Active post-refined multimodality video semantic concept detection with tensor representation

Abstract

In this paper, we resolve the problem of multi-modality video representation and semantic concept detection. Interaction and integration of multi-modality media types such as visual, audio and textual data in video are essential to video semantic analysis. Traditionally, videos are represented as vectors in the Euclidean space. Many learning algorithms are then taken to these vectors in a high dimensional space for dimension reduction, classification, clustering and so on. However, the multiple modalities in video not only have their own properties, but also have correlations among them; whereas the simple vector representation weakens the power of these relatively independent modalities and even ignores their relations to some extent.

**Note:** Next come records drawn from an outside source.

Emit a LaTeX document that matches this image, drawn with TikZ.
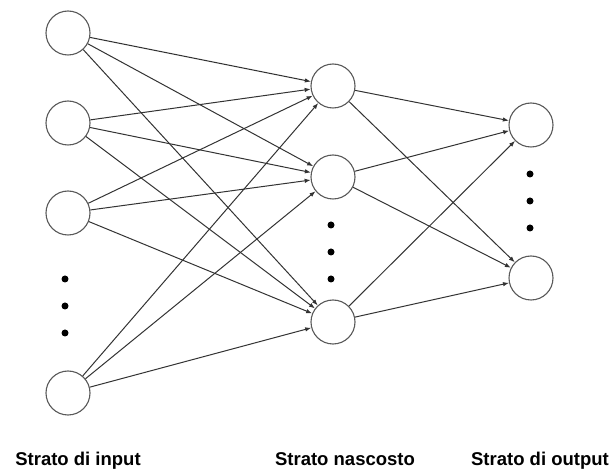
\documentclass[tikz,border=0pt]{standalone}
\usepackage{fontspec}
\setmainfont{Liberation Sans}
\usetikzlibrary{arrows.meta, positioning}

\begin{document}
\begin{tikzpicture}[
  x=1pt, y=-1pt,
  neuron/.style={circle, draw=black!65, line width=1.1pt, fill=white,
    minimum size=44pt, inner sep=0pt},
  dot/.style={circle, fill=black, minimum size=7pt, inner sep=0pt},
  layer/.style={font=\bfseries\fontsize{18.5}{22}\selectfont, anchor=base},
  arrow/.style={-{Latex[length=6pt, width=4.5pt]}, draw=black!80, line width=1pt}
]
\useasboundingbox (0,0) rectangle (614,470);

% strato di input
\node (in1) [neuron] at (68,33) {};
\node (in2) [neuron] at (68,123) {};
\node (in3) [neuron] at (68,213) {};
\node (in4) [neuron] at (68,393) {};
\node (din1) [dot] at (65,279) {};
\node (din2) [dot] at (65,306) {};
\node (din3) [dot] at (65,333) {};

% strato nascosto
\node (hid1) [neuron] at (333,86) {};
\node (hid2) [neuron] at (333,177) {};
\node (hid3) [neuron] at (333,322) {};
\node (dhid1) [dot] at (331,225) {};
\node (dhid2) [dot] at (331,252) {};
\node (dhid3) [dot] at (331,279) {};

% strato di output
\node (out1) [neuron] at (531,125) {};
\node (out2) [neuron] at (531,278) {};
\node (dout1) [dot] at (530,174) {};
\node (dout2) [dot] at (530,201) {};
\node (dout3) [dot] at (530,228) {};

% etichette
\node (lin) [layer] at (78,466) {Strato di input};
\node (lhid) [layer] at (345,466) {Strato nascosto};
\node (lout) [layer] at (540,466) {Strato di output};

\draw [arrow] (in1) -- (hid1);
\draw [arrow] (in1) -- (hid2);
\draw [arrow] (in1) -- (hid3);
\draw [arrow] (in2) -- (hid1);
\draw [arrow] (in2) -- (hid2);
\draw [arrow] (in2) -- (hid3);
\draw [arrow] (in3) -- (hid1);
\draw [arrow] (in3) -- (hid2);
\draw [arrow] (in3) -- (hid3);
\draw [arrow] (in4) -- (hid1);
\draw [arrow] (in4) -- (hid2);
\draw [arrow] (in4) -- (hid3);
\draw [arrow] (hid1) -- (out1);
\draw [arrow] (hid1) -- (out2);
\draw [arrow] (hid2) -- (out1);
\draw [arrow] (hid2) -- (out2);
\draw [arrow] (hid3) -- (out1);
\draw [arrow] (hid3) -- (out2);

\end{tikzpicture}
\end{document}
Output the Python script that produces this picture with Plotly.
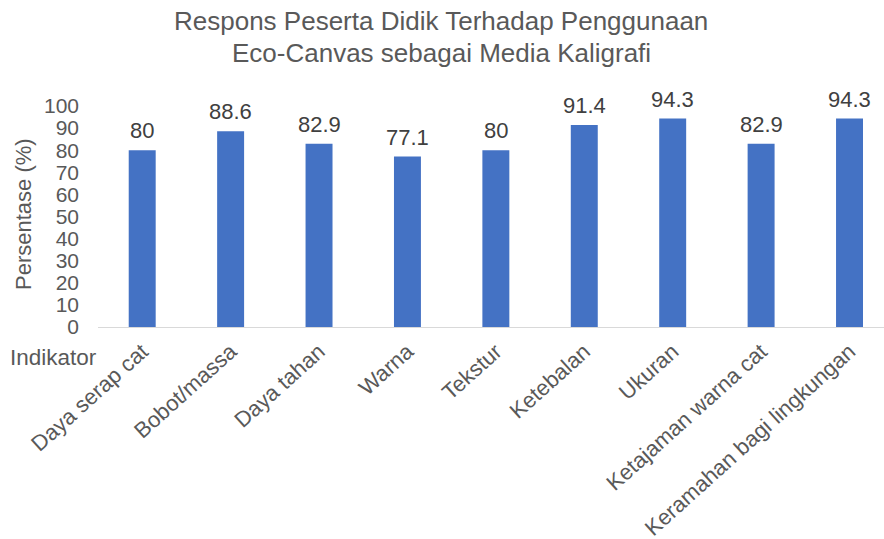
import plotly.graph_objects as go

categories = ["Daya serap cat", "Bobot/massa", "Daya tahan", "Warna", "Tekstur",
              "Ketebalan", "Ukuran", "Ketajaman warna cat", "Keramahan bagi lingkungan"]
values = [80, 88.6, 82.9, 77.1, 80, 91.4, 94.3, 82.9, 94.3]
y_ticks = list(range(0, 101, 10))
title_lines = ["Respons Peserta Didik Terhadap Penggunaan", "Eco-Canvas sebagai Media Kaligrafi"]

FONT = "Liberation Sans, Arial, sans-serif"
GRAY = "#595959"

W, H = 884, 539
L, R, T, B = 98, 0, 106, 212
plot_w = W - L - R
plot_h = H - T - B

def px_x(pix):
    return (pix - L) / plot_w

def px_y(pix):
    return (H - B - pix) / plot_h

fig = go.Figure(go.Bar(
    x=categories, y=values,
    marker=dict(color="#4472C4", line=dict(width=0)),
    width=0.305,
    cliponaxis=False,
    hoverinfo="x+y",
))

for c, v in zip(categories, values):
    fig.add_annotation(x=c, y=v, xref="x", yref="y", text=f"{v:g}", showarrow=False,
                       yanchor="bottom", yshift=5,
                       font=dict(family=FONT, size=22, color="#404040"))

for i, line in enumerate(title_lines):
    fig.add_annotation(text=line, xref="paper", yref="paper",
                       x=px_x(441), y=px_y(21 + 32 * i),
                       xanchor="center", yanchor="middle", showarrow=False,
                       font=dict(family=FONT, size=26, color=GRAY))

fig.add_annotation(
    text="Indikator", xref="paper", yref="paper", x=px_x(8), y=px_y(357),
    xanchor="left", yanchor="middle", showarrow=False,
    font=dict(family=FONT, size=22.5, color=GRAY),
)

fig.add_annotation(
    text="Persentase (%)", xref="paper", yref="paper", x=px_x(23), y=px_y(214),
    xanchor="center", yanchor="middle", showarrow=False, textangle=-90,
    font=dict(family=FONT, size=22, color=GRAY),
)

fig.update_layout(
    width=W, height=H,
    margin=dict(l=L, r=R, t=T, b=B),
    paper_bgcolor="white", plot_bgcolor="white",
    showlegend=False,
)
fig.update_xaxes(
    range=[-0.5, 8.39],
    tickangle=-42,
    tickfont=dict(family=FONT, size=22, color=GRAY),
    showline=True, linecolor="#D9D9D9", linewidth=1,
    showgrid=False, ticks="", zeroline=False,
    automargin=False, ticklabelstandoff=2,
)
fig.update_yaxes(
    range=[0, 100],
    tickvals=y_ticks,
    tickfont=dict(family=FONT, size=21, color=GRAY),
    showgrid=False, zeroline=False, showline=False,
    ticklabelstandoff=18, automargin=False,
)

fig.write_html("out.html", config={"displayModeBar": False},
               post_script="document.body.style.margin='0';document.body.style.padding='0';")
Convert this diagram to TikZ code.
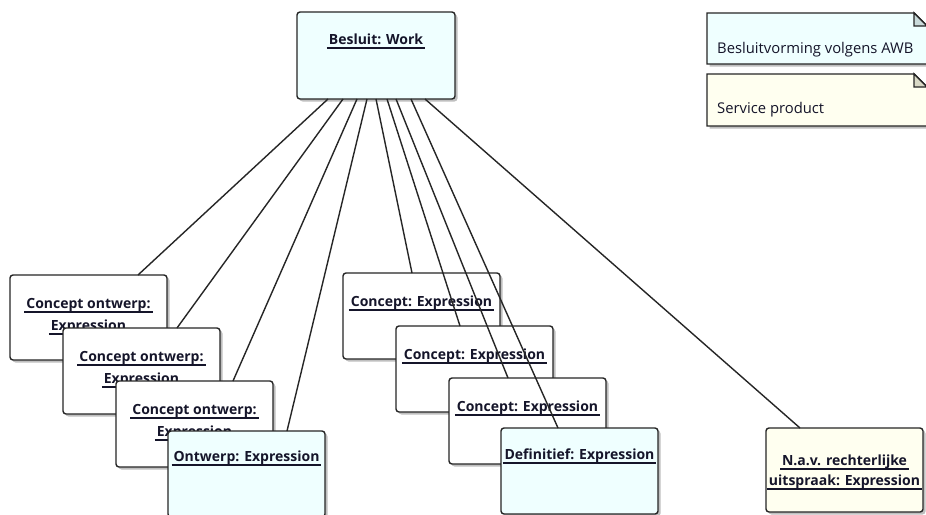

In this paper, we introduce a higher-order tensor framework for video analysis, in which we represent image, video and text three modalities in video shots as data points by the 3rd-order tensor called tensorshots. We propose a novel dimension reduction method that explicitly considers the manifold structure of the tensor space from multimodal media data which is temporal associated co-occurrence and then detect video semantic concepts through powerful classifiers which take tensor as input. Our algorithm preserves the intrinsic structure of the submanifold where tensorshots are sampled, and is also able to map out-of-sample data points directly. Moreover we apply an active learning based contextual and temporal post-refining strategy to enhance detection accuracy. Experiment results show that our method improves the performance of video semantic concept detection.